# Male keeps flaring at female betta...how to breed now?



## coolbluemint (Dec 19, 2011)

i have been feeding my male and female bettas well for past few days
they were kept in adjacent tanks where they could see each other
the male subsequently built a huge bubble nest
so i had a 2 feet tank
i put the female in a glass jar and introduced the jar in the 2 feet tank
then introduced the male thinking that they were ready for breeding
BUT THE MALE IS HOSTILE
HE KEEPS FLARING AT THE FEMALE AND HIDING FROM HER
WHAT DO I DO NOW
WATER IS CONDITIONED WITH ALMOND LEAF EXTRACT
THEY HAVE BEEN FED WELL FOR FEW DAYS NOW...
THE FEMALES BELLY IS BLOATED AND FULL OF EGGS...


----------



## tpocicat (Aug 8, 2011)

Does the female have verticle bars? If not, she isn't ready to breed, and this might be what the male is reacting to.


----------



## coolbluemint (Dec 19, 2011)

No she doesnt have vertical bars...she s just been introduced in to the 2 feet tank


----------



## bettalover2033 (Feb 17, 2010)

If she is full of eggs, she will soon try to embrace with the male to get rid of them. The male will flare at the female until he is ready to spawn with her. Usually the male starts a nest and then flares and chases her until he is done with it then he goes over and the luring stage is placed into action. It would take a little while but if they were conditioned properly they should spawn. The actual embrace can take a few hours or up to 3-4 days.after the fourth day it is recommended to take her and he out and recondition them. How long have they been together?


----------



## coolbluemint (Dec 19, 2011)

they have been together for 1 day now may be they were not properly conditioned ..i try with live feeds conditioning ans then try spawningthem again


----------



## bettalover2033 (Feb 17, 2010)

Well don't disturb them just yet wait a couple more days.
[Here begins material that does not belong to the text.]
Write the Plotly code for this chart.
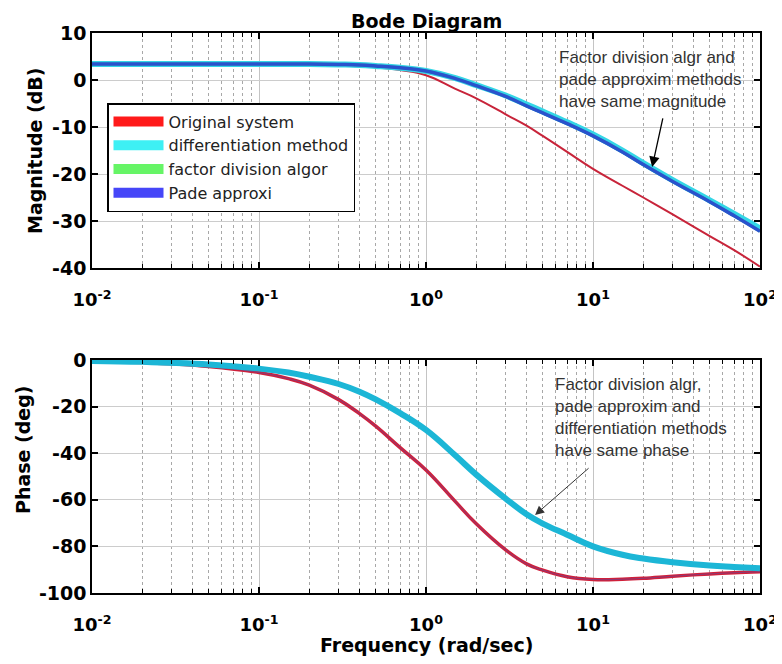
import math
import plotly.graph_objects as go
from plotly.subplots import make_subplots

# ---- data ----
freq = [0.01, 0.02, 0.05, 0.1, 0.15, 0.2, 0.3, 0.4, 0.5, 0.7, 1, 1.5, 2, 3, 4, 5, 7, 10, 15, 20, 30, 50, 70, 100]

mag_original = [3.3, 3.3, 3.3, 3.3, 3.3, 3.2, 3.1, 2.9, 2.7, 2.1, 1.0, -1.9, -3.9, -7.3, -9.7, -11.9, -15.3,
                -18.9, -22.5, -25.0, -28.6, -33.2, -36.2, -39.7]
mag_diff = [3.4, 3.4, 3.4, 3.4, 3.4, 3.4, 3.3, 3.2, 3.0, 2.6, 1.9, 0.4, -1.1, -3.3, -5.2, -6.7, -9.0, -11.6,
            -15.0, -17.7, -21.3, -25.6, -28.5, -31.6]
mag_factor = [3.4, 3.4, 3.4, 3.4, 3.4, 3.4, 3.3, 3.2, 3.0, 2.6, 1.9, 0.3, -1.2, -3.5, -5.5, -7.0, -9.3, -11.9,
              -15.3, -18.0, -21.6, -25.9, -28.9, -32.2]
mag_pade = [3.4, 3.4, 3.4, 3.4, 3.4, 3.4, 3.3, 3.2, 3.0, 2.6, 1.9, 0.3, -1.2, -3.5, -5.5, -7.0, -9.3, -11.9,
            -15.3, -18.0, -21.6, -25.9, -28.9, -32.2]

ph_original = [-0.6, -1.1, -2.8, -5.4, -8.0, -10.8, -17.0, -23.0, -28.4, -37.6, -47.2, -60.8, -70.3, -81.5,
               -87.5, -90.2, -93.0, -94.2, -94.1, -93.7, -92.8, -91.8, -91.3, -90.9]
ph_approx = [-0.4, -0.8, -1.9, -3.7, -5.4, -7.2, -10.3, -13.6, -16.9, -22.8, -30.0, -41.0, -49.2, -59.5,
             -66.2, -70.2, -75.0, -80.0, -83.6, -85.2, -86.8, -88.2, -88.8, -89.4]

series_names = ["Original system", "differentiation method", "factor division algor", "Pade approxi"]
legend_colors = ["#ff1a1a", "#3ef0f4", "#66f566", "#4646f8"]

x_tickvals = [0.01, 0.1, 1, 10, 100]
x_ticktext = ["10<sup>-2</sup>", "10<sup>-1</sup>", "10<sup>0</sup>", "10<sup>1</sup>", "10<sup>2</sup>"]
mag_ticks = [10, 0, -10, -20, -30, -40]
mag_ticktext = ["10", "0", "-10", "-20", "-30", "-40"]
ph_ticks = [0, -20, -40, -60, -80, -100]
ph_ticktext = ["0", "-20", "-40", "-60", "-80", "-100"]

# ---- figure (page has an 8px body margin) ----
OFF = 8
W, H = 782 - OFF, 664 - OFF
ML, MR, MT, MB = 92 - OFF, 22, 33 - OFF, 71
PW, PH = W - ML - MR, H - MT - MB


def px2x(px):
    return (px - OFF - ML) / PW


def py2y(py):
    return 1 - (py - OFF - MT) / PH


fig = make_subplots(rows=2, cols=1, shared_xaxes=False, vertical_spacing=0.05)


def spline(color, width):
    return dict(color=color, width=width, shape="spline", smoothing=1.2)


# magnitude
fig.add_trace(go.Scatter(x=freq, y=mag_original, mode="lines", line=spline("#c8243a", 2),
                         showlegend=False), row=1, col=1)
fig.add_trace(go.Scatter(x=freq, y=mag_diff, mode="lines", line=spline("#34d6e6", 6),
                         showlegend=False), row=1, col=1)
fig.add_trace(go.Scatter(x=freq, y=mag_factor, mode="lines", line=spline("#3cc8a8", 3),
                         showlegend=False), row=1, col=1)
fig.add_trace(go.Scatter(x=freq, y=mag_pade, mode="lines", line=spline("#2a52cc", 3.5),
                         showlegend=False), row=1, col=1)

# phase
fig.add_trace(go.Scatter(x=freq, y=ph_original, mode="lines", line=spline("#d0203a", 3.5),
                         showlegend=False), row=2, col=1)
fig.add_trace(go.Scatter(x=freq, y=ph_original, mode="lines", line=spline("#8a3a78", 1),
                         showlegend=False), row=2, col=1)
fig.add_trace(go.Scatter(x=freq, y=ph_approx, mode="lines", line=spline("#40d0a0", 3),
                         showlegend=False), row=2, col=1)
fig.add_trace(go.Scatter(x=freq, y=ph_approx, mode="lines", line=spline("#1cb6d6", 6),
                         showlegend=False), row=2, col=1)

# legend-only entries
for name, col in zip(series_names, legend_colors):
    fig.add_trace(go.Scatter(x=[None], y=[None], mode="lines", name=name,
                             line=dict(color=col, width=16)), row=1, col=1)

minor_vals = [m * 10.0 ** e for e in range(-2, 2) for m in range(2, 10)]
bold = dict(family="DejaVu Sans", size=19, color="black", weight="bold")
tickbold = dict(family="DejaVu Sans", size=18, color="black", weight="bold")

xcommon = dict(type="log", range=[-2, 2], tickvals=x_tickvals, ticktext=x_ticktext,
               showline=True, linecolor="black", linewidth=1.5, mirror="ticks",
               ticks="inside", ticklen=6, tickwidth=1.5, tickcolor="black",
               showgrid=True, gridcolor="#c4c4c4", gridwidth=1,
               tickfont=tickbold, ticklabelstandoff=15, zeroline=False,
               minor=dict(tickvals=minor_vals, ticks="inside", ticklen=4, tickcolor="black", tickwidth=1,
                          showgrid=True, gridcolor="#a8a8a8", griddash="dot", gridwidth=1))
ycommon = dict(showline=True, linecolor="black", linewidth=1.5, mirror="ticks",
               ticks="inside", ticklen=6, tickwidth=1.5, tickcolor="black",
               showgrid=True, gridcolor="#cccccc", gridwidth=1, zeroline=False,
               tickfont=bold, ticklabelstandoff=0)

fig.update_xaxes(**xcommon)
fig.update_yaxes(**ycommon)
fig.update_yaxes(range=[-40, 10], tickvals=mag_ticks, ticktext=mag_ticktext, domain=[py2y(268), 1], row=1, col=1)
fig.update_yaxes(range=[-100, 0], tickvals=ph_ticks, ticktext=ph_ticktext, domain=[0, py2y(360)], row=2, col=1)

fig.update_layout(
    width=W, height=H,
    margin=dict(l=ML, r=MR, t=MT, b=MB, autoexpand=False),
    paper_bgcolor="white", plot_bgcolor="white",
    font=dict(family="Liberation Sans, Arial", color="black"),
    showlegend=True,
    legend=dict(x=px2x(107), y=py2y(103), xanchor="left", yanchor="top",
                bgcolor="white", bordercolor="black", borderwidth=1.5,
                font=dict(family="DejaVu Sans", size=16, color="#222"),
                tracegroupgap=0, itemwidth=50),
)

annotations = [
    dict(text="Bode Diagram", x=px2x(426), y=py2y(21), xref="paper", yref="paper", showarrow=False,
         font=bold, xanchor="center", yanchor="middle"),
    dict(text="Frequency (rad/sec)", x=px2x(426), y=py2y(645), xref="paper", yref="paper", showarrow=False,
         font=bold, xanchor="center", yanchor="middle"),
    dict(text="Magnitude (dB)", x=px2x(35), y=py2y(150), xref="paper", yref="paper", showarrow=False,
         font=bold, textangle=-90, xanchor="center", yanchor="middle"),
    dict(text="Phase (deg)", x=px2x(23), y=py2y(450), xref="paper", yref="paper", showarrow=False,
         font=bold, textangle=-90, xanchor="center", yanchor="middle"),
    dict(text="Factor division algr and<br>pade approxim methods<br>have same magnitude",
         x=px2x(557), y=py2y(46), xref="paper", yref="paper", showarrow=False, align="left",
         xanchor="left", yanchor="top", font=dict(family="Liberation Sans, Arial", size=17, color="#333")),
    dict(text="Factor division algr,<br>pade approxim and<br>differentiation methods<br>have same phase",
         x=px2x(553), y=py2y(373), xref="paper", yref="paper", showarrow=False, align="left",
         xanchor="left", yanchor="top", font=dict(family="Liberation Sans, Arial", size=17, color="#333")),
    dict(text="", x=math.log10(22.6), y=-18.5, xref="x", yref="y", showarrow=True,
         ax=11, ay=-50, arrowhead=2, arrowsize=1.6, arrowwidth=1.3, arrowcolor="black"),
    dict(text="", x=math.log10(4.5), y=-66.5, xref="x2", yref="y2", showarrow=True,
         ax=55, ay=-48, arrowhead=2, arrowsize=1.8, arrowwidth=1, arrowcolor="#333"),
]
fig.update_layout(annotations=annotations)

fig.write_html("out.html")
The key is patience


----------



## coolbluemint (Dec 19, 2011)

well ok i will wait for few days...i got the female out of her jar and introduced her along with the male in to the main tank..but the male got furious and started chasing her she tried to jump out of the tank twice ..i got freaked out and put her in to her bowl again.....she s just there getting fat every day..eating a lot...the male keeps flaring at her and tiring himself out...no bubble nests as yet....


----------



## bettalover2033 (Feb 17, 2010)

Okay. So, is she in a different tank than him? If you disturb the breeding process it will take much longer than anticipated.


----------



## coolbluemint (Dec 19, 2011)

well she isin a glass jar within the male tank...i tried putting them together but the male is furious


----------



## bettalover2033 (Feb 17, 2010)

I think the new breeder instinct is kicking in...meaning that you just might be seeing mild aggression. I was the same way, though I could be wrong. It is possible that he might be a little more aggressive than normally.

I would say to release her and if she gets beat up too much then take her out nd choose a different male or female.


----------